Task objective =
Repeat the lines below exactly as they appear, but leave out the images.

## Start Records provided

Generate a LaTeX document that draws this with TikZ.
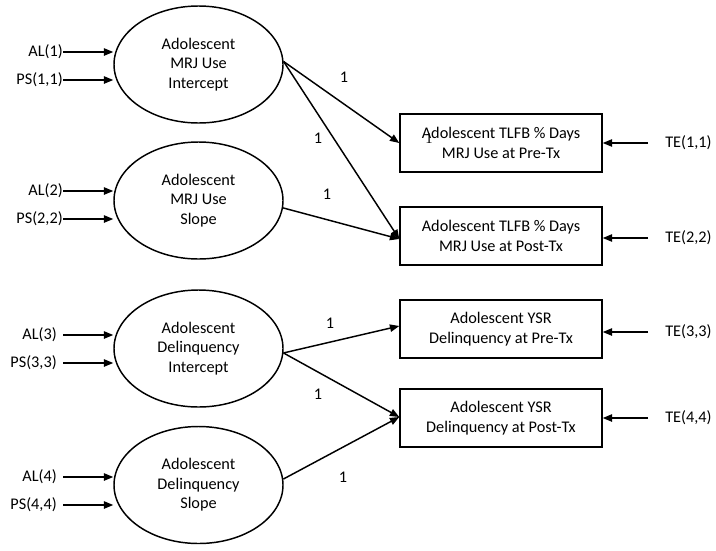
\documentclass[tikz,border=0pt]{standalone}
\usepackage{fontspec}
\setmainfont{Carlito}
\newfontfamily\serifone{Liberation Serif}
\usetikzlibrary{arrows.meta,shapes.geometric}
\tikzset{
	latent/.style={draw, ellipse, line width=1.1pt, minimum width=126.75pt, minimum height=87.75pt, align=center, inner sep=0pt},
	observed/.style={draw, rectangle, line width=1.1pt, minimum width=151.5pt, minimum height=43.5pt, align=center, inner sep=0pt},
	errlabel/.style={inner sep=0pt, anchor=east},
	telabel/.style={inner sep=0pt, anchor=west},
	weight/.style={inner sep=0pt},
	path/.style={line width=1.1pt, -{Triangle[length=7pt,width=5.5pt]}}
}

\begin{document}
\begin{tikzpicture}[x=0.75pt, y=-0.75pt, font=\fontsize{12.2}{14.6}\selectfont]
		%%%%% START %%%%%
		\useasboundingbox (0, 0) rectangle (716, 550);
		
		% latent growth factors
		\node[latent] (mrjint) at (198.5, 64.5) {Adolescent\\MRJ Use\\Intercept};
		\node[latent] (mrjslope) at (198.5, 200.5) {Adolescent\\MRJ Use\\Slope};
		\node[latent] (delint) at (198.5, 348.5) {Adolescent\\Delinquency\\Intercept};
		\node[latent] (delslope) at (198.5, 485) {Adolescent\\Delinquency\\Slope};
		
		% observed measures
		\node[observed] (tlfbpre) at (501, 143) {Adolescent TLFB \% Days\\MRJ Use at Pre-Tx};
		\node[observed] (tlfbpost) at (501, 236) {Adolescent TLFB \% Days\\MRJ Use at Post-Tx};
		\node[observed] (ysrpre) at (501, 329) {Adolescent YSR\\Delinquency at Pre-Tx};
		\node[observed] (ysrpost) at (501, 418) {Adolescent YSR\\Delinquency at Post-Tx};
		
		% means and variances
		\node[errlabel] (al1) at (63, 52) {AL(1)};
		\node[errlabel] (ps11) at (63, 80) {PS(1,1)};
		\node[errlabel] (al2) at (63, 191) {AL(2)};
		\node[errlabel] (ps22) at (63, 219) {PS(2,2)};
		\node[errlabel, inner xsep=4.5pt] (al3) at (63, 335) {AL(3)};
		\node[errlabel, inner xsep=4.5pt] (ps33) at (63, 363) {PS(3,3)};
		\node[errlabel, inner xsep=4.5pt] (al4) at (63, 477) {AL(4)};
		\node[errlabel, inner xsep=4.5pt] (ps44) at (63, 505) {PS(4,4)};
		
		\draw[path] (al1.east) -- (al1.east -| mrjint.west);
		\draw[path] (ps11.east) -- (ps11.east -| mrjint.west);
		\draw[path] (al2.east) -- (al2.east -| mrjslope.west);
		\draw[path] (ps22.east) -- (ps22.east -| mrjslope.west);
		\draw[path] (al3.east) -- (al3.east -| delint.west);
		\draw[path] (ps33.east) -- (ps33.east -| delint.west);
		\draw[path] (al4.east) -- (al4.east -| delslope.west);
		\draw[path] (ps44.east) -- (ps44.east -| delslope.west);
		
		% residuals
		\node[telabel] (te11) at (665, 143) {TE(1,1)};
		\node[telabel] (te22) at (665, 238) {TE(2,2)};
		\node[telabel] (te33) at (665, 332) {TE(3,3)};
		\node[telabel] (te44) at (665, 418) {TE(4,4)};
		
		\draw[path] ([xshift=-12.75pt]te11.west) -- (te11.west -| tlfbpre.east);
		\draw[path] ([xshift=-12.75pt]te22.west) -- (te22.west -| tlfbpost.east);
		\draw[path] ([xshift=-12.75pt]te33.west) -- (te33.west -| ysrpre.east);
		\draw[path] ([xshift=-12.75pt]te44.west) -- (te44.west -| ysrpost.east);
		
		% loadings
		\draw[path] (mrjint.2) -- (tlfbpre.west);
		\draw[path] (mrjint.2) -- ([yshift=-2.25pt]tlfbpost.west);
		\draw[path] (mrjslope.-5) -- ([yshift=-2.25pt]tlfbpost.west);
		\draw[path] (delint.-3) -- ([yshift=2.25pt]ysrpre.west);
		\draw[path] (delint.-3) -- ([yshift=0.75pt]ysrpost.west);
		\draw[path] (delslope.4) -- ([yshift=0.75pt]ysrpost.west);
		
		\node[weight] (w1) at (344, 77) {1};
		\node[weight] (w2) at (318, 138) {1};
		\node[weight] (w3) at (327, 194) {1};
		\node[weight] (w4) at (330, 323) {1};
		\node[weight] (w5) at (318, 394) {1};
		\node[weight] (w6) at (343, 477) {1};
		\node[weight, font=\serifone\fontsize{11}{13}\selectfont] (w7) at (429, 139) {1};
		
		%%%%% END %%%%%
\end{tikzpicture}
\end{document}
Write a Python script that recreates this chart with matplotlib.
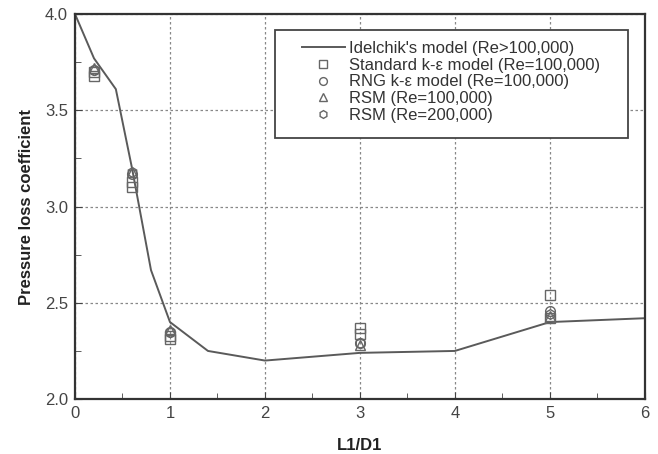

## End Records provided

Problem solution =
Generate a LaTeX document that draws this with TikZ.
\documentclass[tikz,border=0pt]{standalone}
\usepackage{fontspec}
\setmainfont{Carlito}
\newfontfamily\serifone{Liberation Serif}
\usetikzlibrary{arrows.meta,shapes.geometric}
\tikzset{
	latent/.style={draw, ellipse, line width=1.1pt, minimum width=126.75pt, minimum height=87.75pt, align=center, inner sep=0pt},
	observed/.style={draw, rectangle, line width=1.1pt, minimum width=151.5pt, minimum height=43.5pt, align=center, inner sep=0pt},
	errlabel/.style={inner sep=0pt, anchor=east},
	telabel/.style={inner sep=0pt, anchor=west},
	weight/.style={inner sep=0pt},
	path/.style={line width=1.1pt, -{Triangle[length=7pt,width=5.5pt]}}
}

\begin{document}
\begin{tikzpicture}[x=0.75pt, y=-0.75pt, font=\fontsize{12.2}{14.6}\selectfont]
		%%%%% START %%%%%
		\useasboundingbox (0, 0) rectangle (716, 550);
		
		% latent growth factors
		\node[latent] (mrjint) at (198.5, 64.5) {Adolescent\\MRJ Use\\Intercept};
		\node[latent] (mrjslope) at (198.5, 200.5) {Adolescent\\MRJ Use\\Slope};
		\node[latent] (delint) at (198.5, 348.5) {Adolescent\\Delinquency\\Intercept};
		\node[latent] (delslope) at (198.5, 485) {Adolescent\\Delinquency\\Slope};
		
		% observed measures
		\node[observed] (tlfbpre) at (501, 143) {Adolescent TLFB \% Days\\MRJ Use at Pre-Tx};
		\node[observed] (tlfbpost) at (501, 236) {Adolescent TLFB \% Days\\MRJ Use at Post-Tx};
		\node[observed] (ysrpre) at (501, 329) {Adolescent YSR\\Delinquency at Pre-Tx};
		\node[observed] (ysrpost) at (501, 418) {Adolescent YSR\\Delinquency at Post-Tx};
		
		% means and variances
		\node[errlabel] (al1) at (63, 52) {AL(1)};
		\node[errlabel] (ps11) at (63, 80) {PS(1,1)};
		\node[errlabel] (al2) at (63, 191) {AL(2)};
		\node[errlabel] (ps22) at (63, 219) {PS(2,2)};
		\node[errlabel, inner xsep=4.5pt] (al3) at (63, 335) {AL(3)};
		\node[errlabel, inner xsep=4.5pt] (ps33) at (63, 363) {PS(3,3)};
		\node[errlabel, inner xsep=4.5pt] (al4) at (63, 477) {AL(4)};
		\node[errlabel, inner xsep=4.5pt] (ps44) at (63, 505) {PS(4,4)};
		
		\draw[path] (al1.east) -- (al1.east -| mrjint.west);
		\draw[path] (ps11.east) -- (ps11.east -| mrjint.west);
		\draw[path] (al2.east) -- (al2.east -| mrjslope.west);
		\draw[path] (ps22.east) -- (ps22.east -| mrjslope.west);
		\draw[path] (al3.east) -- (al3.east -| delint.west);
		\draw[path] (ps33.east) -- (ps33.east -| delint.west);
		\draw[path] (al4.east) -- (al4.east -| delslope.west);
		\draw[path] (ps44.east) -- (ps44.east -| delslope.west);
		
		% residuals
		\node[telabel] (te11) at (665, 143) {TE(1,1)};
		\node[telabel] (te22) at (665, 238) {TE(2,2)};
		\node[telabel] (te33) at (665, 332) {TE(3,3)};
		\node[telabel] (te44) at (665, 418) {TE(4,4)};
		
		\draw[path] ([xshift=-12.75pt]te11.west) -- (te11.west -| tlfbpre.east);
		\draw[path] ([xshift=-12.75pt]te22.west) -- (te22.west -| tlfbpost.east);
		\draw[path] ([xshift=-12.75pt]te33.west) -- (te33.west -| ysrpre.east);
		\draw[path] ([xshift=-12.75pt]te44.west) -- (te44.west -| ysrpost.east);
		
		% loadings
		\draw[path] (mrjint.2) -- (tlfbpre.west);
		\draw[path] (mrjint.2) -- ([yshift=-2.25pt]tlfbpost.west);
		\draw[path] (mrjslope.-5) -- ([yshift=-2.25pt]tlfbpost.west);
		\draw[path] (delint.-3) -- ([yshift=2.25pt]ysrpre.west);
		\draw[path] (delint.-3) -- ([yshift=0.75pt]ysrpost.west);
		\draw[path] (delslope.4) -- ([yshift=0.75pt]ysrpost.west);
		
		\node[weight] (w1) at (344, 77) {1};
		\node[weight] (w2) at (318, 138) {1};
		\node[weight] (w3) at (327, 194) {1};
		\node[weight] (w4) at (330, 323) {1};
		\node[weight] (w5) at (318, 394) {1};
		\node[weight] (w6) at (343, 477) {1};
		\node[weight, font=\serifone\fontsize{11}{13}\selectfont] (w7) at (429, 139) {1};
		
		%%%%% END %%%%%
\end{tikzpicture}
\end{document}
Write a Python script that recreates this chart with matplotlib.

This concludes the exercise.